In den jüngsten Umfragen kam die regierende Mitte-Rechts-Partei auf rund 15 Prozent. Insgesamt könnten demnach sechs oder sieben Parteien ins Parlament einziehen, darunter mit der "Morgenröte von Nemunas" auch erstmals eine populistische Partei, deren Vorsitzender wegen mutmaßlich antisemitischer Kommentare vor Gericht steht.
"Die Zeit der Konservativen ist vorbei", sagte die Vorsitzende der Sozialdemokraten und ehemalige Ministerin für soziale Sicherheit und Arbeit, Vilija Blinkeviciute, vor Reportern. Im Wahlkampf hatte ihre Partei die Besteuerung von Luxusgütern und die Bereitstellung zusätzlicher Mittel für soziale Dienste in Aussicht gestellt. Zudem wollen die Sozialdemokraten eine niedrigere Mehrwertsteuer auf Lebensmittel einführen, die Steuern für Familien mit Kindern senken und die Renten erhöhen.
"Alles ist so teuer geworden", sagte eine 65-jährige Rentnerin der Nachrichtenagentur AFP. Mit ihren derzeitigen Bezügen käme sie nicht mehr über die Runden.

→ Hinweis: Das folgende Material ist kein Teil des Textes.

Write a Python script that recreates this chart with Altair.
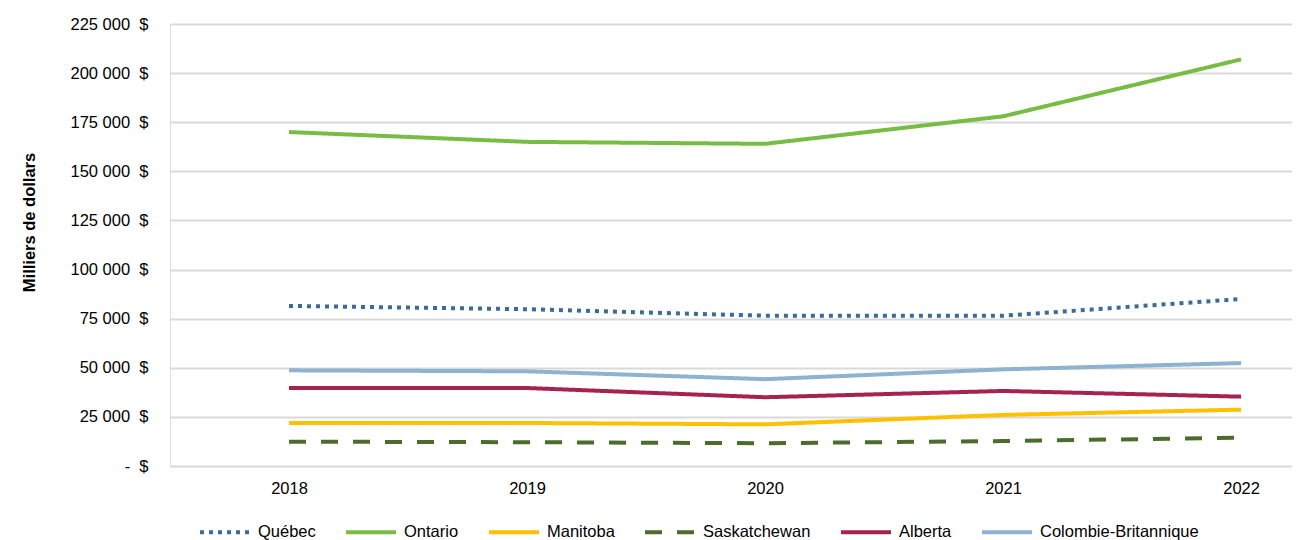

Die 34-jährige Anwältin Monika sagte hingegen, sie stehe hinter der Regierung und stimme für den Status quo. "In den vergangenen Jahren hat sich Litauen trotz der Schwierigkeiten im Zusammenhang mit dem Krieg entwickelt."
Litauens Präsident Gitanas Nauseda, der im Mai mit Unterstützung der Sozialdemokraten für eine zweite Amtszeit wiedergewählt worden war, gilt als Befürworter eines Regierungswechsels. "Ich habe dafür gestimmt, dass die Behörden zusammen und nicht gegeneinander arbeiten, um die Probleme des litauischen Volkes zu lösen", sagte er am Sonntag nach seiner Stimmabgabe - jedoch ohne eine Parteipräferenz zu nennen.
Während ein Regierungswechsel innenpolitisch Veränderungen mit sich bringen würde, stimmen die Parteien in Fragen der Außenpolitik weitgehend überein. Das baltische Land mit seinen 2,8 Millionen Einwohnern, das in unmittelbarer Nachbarschaft zu Russland liegt, fürchtet, ein weiteres Ziel zu werden, sollte Moskau mit seinem Krieg in der Ukraine Erfolg haben. Daher haben sich alle Parteien für eine weitere starke Unterstützung der Ukraine und eine Beibehaltung oder sogar Erhöhung der Verteidigungsausgaben ausgesprochen. Diese liegen derzeit bei drei Prozent des Bruttoinlandsprodukts.
Laut dem politischen Analysten Linas Kontrimas sind trotz des möglichen Regierungswechsels keine größeren außenpolitischen Veränderungen zu erwarten. "Es gibt keine wirkliche Alternative zu dem, was Litauen vor 20 Jahren gewählt hat", sagte er mit Blick auf den Beitritt des Landes zu EU und Nato.